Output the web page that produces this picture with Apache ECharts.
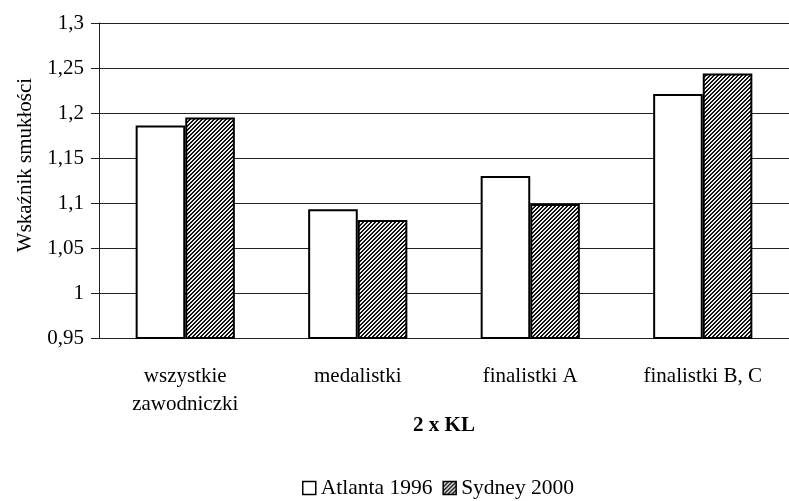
<!DOCTYPE html>
<html>
<head>
<meta charset="utf-8">
<script src="https://cdn.jsdelivr.net/npm/echarts@6/dist/echarts.min.js"></script>
<style>
  html, body { margin: 0; padding: 0; background: #fff; }
  #chart { width: 789px; height: 501px; }
</style>
</head>
<body>
<div id="chart"></div>
<script>
// dane
const categories = ['wszystkie\nzawodniczki', 'medalistki', 'finalistki A', 'finalistki B, C']
const atlanta1996 = [1.186, 1.093, 1.130, 1.221]
const sydney2000 = [1.195, 1.081, 1.099, 1.244]
const seriesNames = ['Atlanta 1996', 'Sydney 2000']
const yTicks = { min: 0.95, max: 1.3, step: 0.05 }

const FONT = '"Liberation Serif", "Times New Roman", serif'

// wzór ukośnego kreskowania (////)
function hatch () {
    const c = document.createElement('canvas')
    c.width = 4
    c.height = 4
    const ctx = c.getContext('2d')
    for (let x = 0; x < 4; x++) {
        for (let y = 0; y < 4; y++) {
            ctx.fillStyle = ((x + y) % 4 < 2) ? '#111' : '#eee'
            ctx.fillRect(x, y, 1, 1)
        }
    }
    return c
}

const chart = echarts.init(document.getElementById('chart'))

const option = {
    animation: false,
    backgroundColor: '#fff',
    textStyle: { fontFamily: FONT, color: '#000' },
    grid: {
        left: 99,
        top: 23,
        width: 696,
        height: 315
    },
    legend: {
        left: 297,
        top: 472,
        itemWidth: 13,
        itemHeight: 13,
        itemGap: 10,
        icon: 'rect',
        textStyle: { fontFamily: FONT, fontSize: 21.5, color: '#000' },
        itemStyle: { borderColor: '#000', borderWidth: 1.5 },
        data: seriesNames
    },
    xAxis: {
        type: 'category',
        data: categories,
        name: '2 x KL',
        nameLocation: 'middle',
        nameGap: 77,
        nameMoveOverlap: false,
        nameTextStyle: { fontFamily: FONT, fontSize: 21, fontWeight: 'bold', color: '#000' },
        axisLine: { lineStyle: { color: '#222', width: 1 } },
        axisTick: { length: 8, lineStyle: { color: '#222' } },
        axisLabel: {
            margin: 24,
            fontFamily: FONT,
            fontSize: 21,
            lineHeight: 28,
            color: '#000'
        }
    },
    yAxis: {
        type: 'value',
        min: yTicks.min,
        max: yTicks.max,
        interval: yTicks.step,
        axisLine: { show: true, lineStyle: { color: '#222', width: 1 } },
        axisTick: { show: true, length: 8, lineStyle: { color: '#222' } },
        axisLabel: {
            margin: 15,
            fontFamily: FONT,
            fontSize: 21,
            color: '#000',
            formatter: v => String(+v.toFixed(2)).replace('.', ',')
        },
        splitLine: { show: true, lineStyle: { color: '#222', width: 1 } }
    },
    graphic: [{
        type: 'text',
        x: 25,
        y: 165,
        rotation: Math.PI / 2,
        style: {
            text: 'Wskaźnik smukłości',
            font: '21px ' + FONT,
            fill: '#000',
            align: 'center',
            verticalAlign: 'middle'
        }
    }],
    series: [
        {
            name: seriesNames[0],
            type: 'bar',
            data: atlanta1996,
            barGap: '0%',
            barCategoryGap: '42.5%',
            itemStyle: { color: '#fff', borderColor: '#000', borderWidth: 2 }
        },
        {
            name: seriesNames[1],
            type: 'bar',
            data: sydney2000,
            itemStyle: {
                color: { image: hatch(), repeat: 'repeat' },
                borderColor: '#000',
                borderWidth: 2
            }
        }
    ]
}

chart.setOption(option)
</script>
</body>
</html>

== TASK DESCRIPTION ==
Repeat only the lines between the start of the data and the line with "const chart = echarts.init(document.getElementById('chart'))", including those two lines, and skip the pictures.

== TASK RESULT ==
Output the web page that produces this picture with Apache ECharts.
<!DOCTYPE html>
<html>
<head>
<meta charset="utf-8">
<script src="https://cdn.jsdelivr.net/npm/echarts@6/dist/echarts.min.js"></script>
<style>
  html, body { margin: 0; padding: 0; background: #fff; }
  #chart { width: 789px; height: 501px; }
</style>
</head>
<body>
<div id="chart"></div>
<script>
// dane
const categories = ['wszystkie\nzawodniczki', 'medalistki', 'finalistki A', 'finalistki B, C']
const atlanta1996 = [1.186, 1.093, 1.130, 1.221]
const sydney2000 = [1.195, 1.081, 1.099, 1.244]
const seriesNames = ['Atlanta 1996', 'Sydney 2000']
const yTicks = { min: 0.95, max: 1.3, step: 0.05 }

const FONT = '"Liberation Serif", "Times New Roman", serif'

// wzór ukośnego kreskowania (////)
function hatch () {
    const c = document.createElement('canvas')
    c.width = 4
    c.height = 4
    const ctx = c.getContext('2d')
    for (let x = 0; x < 4; x++) {
        for (let y = 0; y < 4; y++) {
            ctx.fillStyle = ((x + y) % 4 < 2) ? '#111' : '#eee'
            ctx.fillRect(x, y, 1, 1)
        }
    }
    return c
}

const chart = echarts.init(document.getElementById('chart'))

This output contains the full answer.